Closed shenkev closed 4 years ago
Thanks for your feedback, it's interesting.
We've also heard good feedback on the refactoring you mention (because for instance opening an example script that was 700 lines of code long could be daunting) so it's good to hear a diversity of feedback.
I think the crux of it is that it's not realistic to maintain dozens of combinations – e.g. {apex, TPU, TF, distributed} x {all possible tasks}
– of self-contained example scripts.
Unless you use code generation (which comes with its own set of problems), things will get out-of-sync and break really fast. CI would be really hard too.
To give a concrete example, adding TPU support to each individual script without refactoring would have been an overwhelming task. With the Trainer, we've been able to do it in a decently easy way and we'll have robust CI in place in the coming weeks.
I do agree that "hackability" of this library is very important and we're trying to find a good trade-off for this. I feel like we don't have many layers of abstraction. (models are mostly self-contained, etc.)
We're very open to any suggestion to improving things so let us know of any ideas you'd have to make this hackability easier.
I have a different perspective here. Transformer is pretty hackable as it is now. It's very easy to take any model, add any task specific heads on it in all sorts of exotic ways. Also the recently introduced Trainer
is pretty impressive, it removes lot of the boilerplate from previous examples and I didn't find that it limits hackability. The way Trainer code is structured, its very easy to modify it.

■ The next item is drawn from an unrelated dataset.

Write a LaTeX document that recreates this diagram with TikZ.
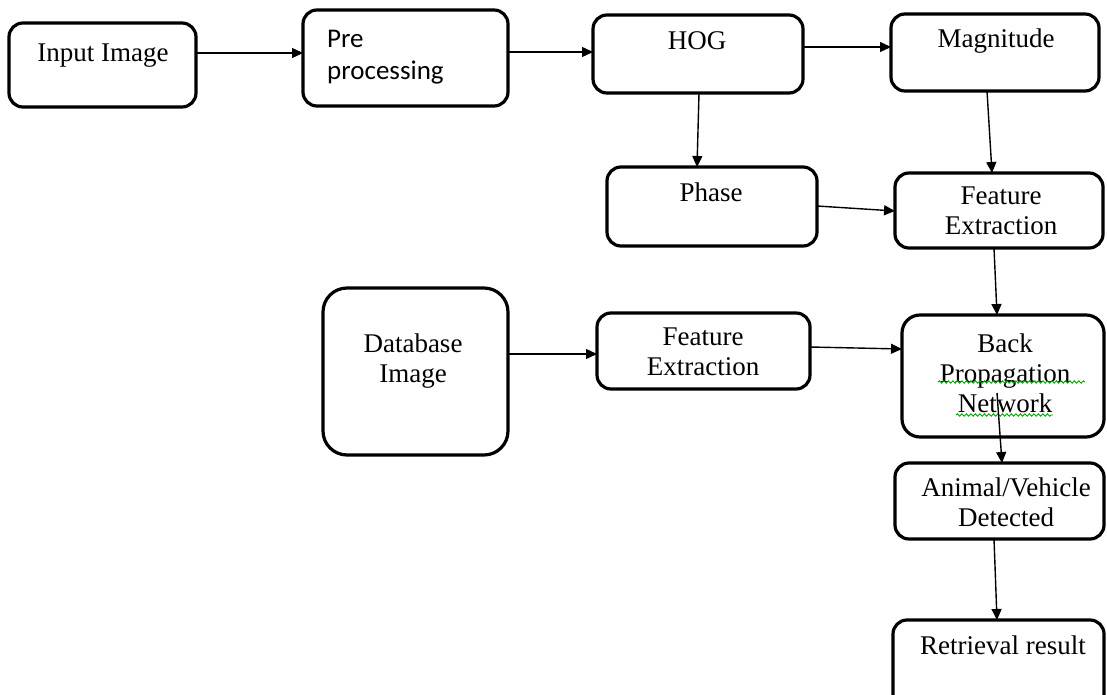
\documentclass[tikz,border=0pt]{standalone}
\usepackage{fontspec}
\setmainfont{Liberation Serif}
\newfontfamily\calfont{Carlito}
\usetikzlibrary{arrows.meta,decorations.pathmorphing}
\begin{document}
\begin{tikzpicture}[x=1pt,y=-1pt,
  box/.style={draw,line width=3.2pt,rounded corners=14pt,inner sep=0pt,outer sep=0pt},
  lbl/.style={inner sep=0pt,font=\fontsize{27}{30}\selectfont,align=center},
  flow/.style={line width=1.4pt,-{Triangle[length=11pt,width=10pt]}},
  spell/.style={draw=green!65!black,line width=0.9pt,decorate,
    decoration={snake,amplitude=1.2pt,segment length=4.5pt}}]
\useasboundingbox (0,0) rectangle (1107,695);

% boxes
\node[box,minimum width=187pt,minimum height=84pt] (inp) at (102.5,65) {};
\node[box,minimum width=205pt,minimum height=96pt] (pre) at (405.5,58) {};
\node[box,minimum width=210pt,minimum height=78pt] (hog) at (698,54) {};
\node[box,minimum width=208pt,minimum height=77pt] (mag) at (995,52.5) {};
\node[box,minimum width=210pt,minimum height=79pt] (pha) at (712,206.5) {};
\node[box,minimum width=208pt,minimum height=75pt] (fea) at (999,210.5) {};
\node[box,rounded corners=24pt,minimum width=185pt,minimum height=167pt] (db) at (415.5,371.5) {};
\node[box,minimum width=213pt,minimum height=76pt] (feb) at (703.5,351) {};
\node[box,rounded corners=18pt,minimum width=202pt,minimum height=122pt] (bp) at (1003,376) {};
\node[box,minimum width=209pt,minimum height=76pt] (ani) at (999.5,501) {};
\node[box,minimum width=211pt,minimum height=92pt] (ret) at (998.5,666) {};

% labels
\node[lbl,anchor=base] (inpT) at (103,62) {Input Image};
\node[lbl,font=\calfont\fontsize{27}{32}\selectfont,align=left,anchor=west] (preT) at (327,57) {Pre\\processing};
\node[lbl,anchor=base] (hogT) at (697,50) {HOG};
\node[lbl,anchor=base] (magT) at (996,48) {Magnitude};
\node[lbl,anchor=base] (phaT) at (711,201) {Phase};
\node[lbl] (feaT) at (1001,211) {Feature\\Extraction};
\node[lbl] (dbT) at (413,361) {Database\\Image};
\node[lbl] (febT) at (703,351.5) {Feature\\Extraction};
\node[lbl] (bpT) at (1005,373) {Back\\Propagation\\Network};
\node[lbl] (aniT) at (1006,502.5) {Animal/Vehicle\\Detected};
\node[lbl,anchor=base] (retT) at (1003,654) {Retrieval result};

% spell-check underlines
\draw[spell] (938,382) -- (1085,382);
\draw[spell] (956,415) -- (1053,415);

% connectors
\draw[flow] ([yshift=12pt]inp.east) -- ([yshift=5pt]pre.west);
\draw[flow] ([yshift=6pt]pre.east) -- ([yshift=2pt]hog.west);
\draw[flow] ([yshift=7pt]hog.east) -- ([yshift=5.5pt]mag.west);
\draw[flow] ([xshift=1pt]hog.south) -- ([xshift=-15pt]pha.north);
\draw[flow] ([xshift=-8pt]mag.south) -- ([xshift=-7pt]fea.north);
\draw[flow] ([yshift=0.5pt]pha.east) -- ([yshift=-0.5pt]fea.west);
\draw[flow] ([xshift=-5pt]fea.south) -- ([xshift=-6pt]bp.north);
\draw[flow] ([yshift=17.5pt]db.east) -- ([yshift=-3pt]feb.west);
\draw[flow] ([yshift=4pt]feb.east) -- ([yshift=27pt]bp.west);
\draw[flow] ([xshift=-6pt,yshift=-17pt]bp.center) -- ([xshift=2.5pt]ani.north);
\draw[flow] ([xshift=-5.5pt]ani.south) -- ([xshift=-1.5pt]ret.north);
\end{tikzpicture}
\end{document}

The models are also pretty hackable, here are two really great examples of this
LongformerSelfAttention
to convert them to long versions, also trains using new Trainer
Also I've recently started contributing, and navigating though the codebase and making changes was a breeze.
Also HF models can be trained with all sorts trainers. I've personally trained HF models with my own training loop, HF Trainer, pytorch-lightning, ignite, fastai and it plays nicely with all of these.
And I think the goal of the examples is to give standard templates for doing certain tasks but it doesn't limit or discourage from modifying them in any way.
So considering all this I would say that Transformers is pretty hackable and also provides nice light-weight abstractions wherever needed. I really appreciate this!
This issue has been automatically marked as stale because it has not had recent activity. It will be closed if no further activity occurs. Thank you for your contributions.
I understand the desire to use abstraction to make the library easier to use out-of-the-box, especially for newer users who just want to call run_model.py with some hyparameters.
However, as someone who considers himself a novice-intermediate and frequently needs to look at or modify the source code to achieve what I want, it's been a huge pain adapting to the new changes.
I'll try to be as concrete as possible but here are some big painpoints:
(I will say, these painpoints may come from inexpeience with the library rather than something is just hard/impossible to achieve but either way, as a novice-intermediate, the end result is the same: I have a hard time navigating the library)
arguments are hidden, so far example in run_language_modeling.py I'm not able to see what all the available parameters are. I feel using abstraction over argument types like training_args, model_args, etc. is overkill and just programming fluff
model source code is hidden under many layers of abstraction
support for basic functionality is not implemented when code is refactored. One example is the new run_language_modeling.py doesn't have support for training continuation from a checkpoint
Like for example, it's very hard to tell what any of the XXX.from_pretrained classes are actually doing.
These are just the painpoints I can think of from the top of my head. It's overall been just unsmooth using the new example files like run_language_modeling.py and the rest of the API.
My main suggestion is to rethink the trade-off beween simplicity, abstraction versus flexibility and ability to hack/modify the code. Generally I think abstraction is good, but it seems overly excessive in certain places and I wonder if you can achieve the same goal while doing a bit less.
A tangential observation is the example scripts get way too cumbersome when you try to support all these things within the same file (e.g. run_language_modeling.py): apex, tpu, tensorflow, distributed. There are flags everywhere.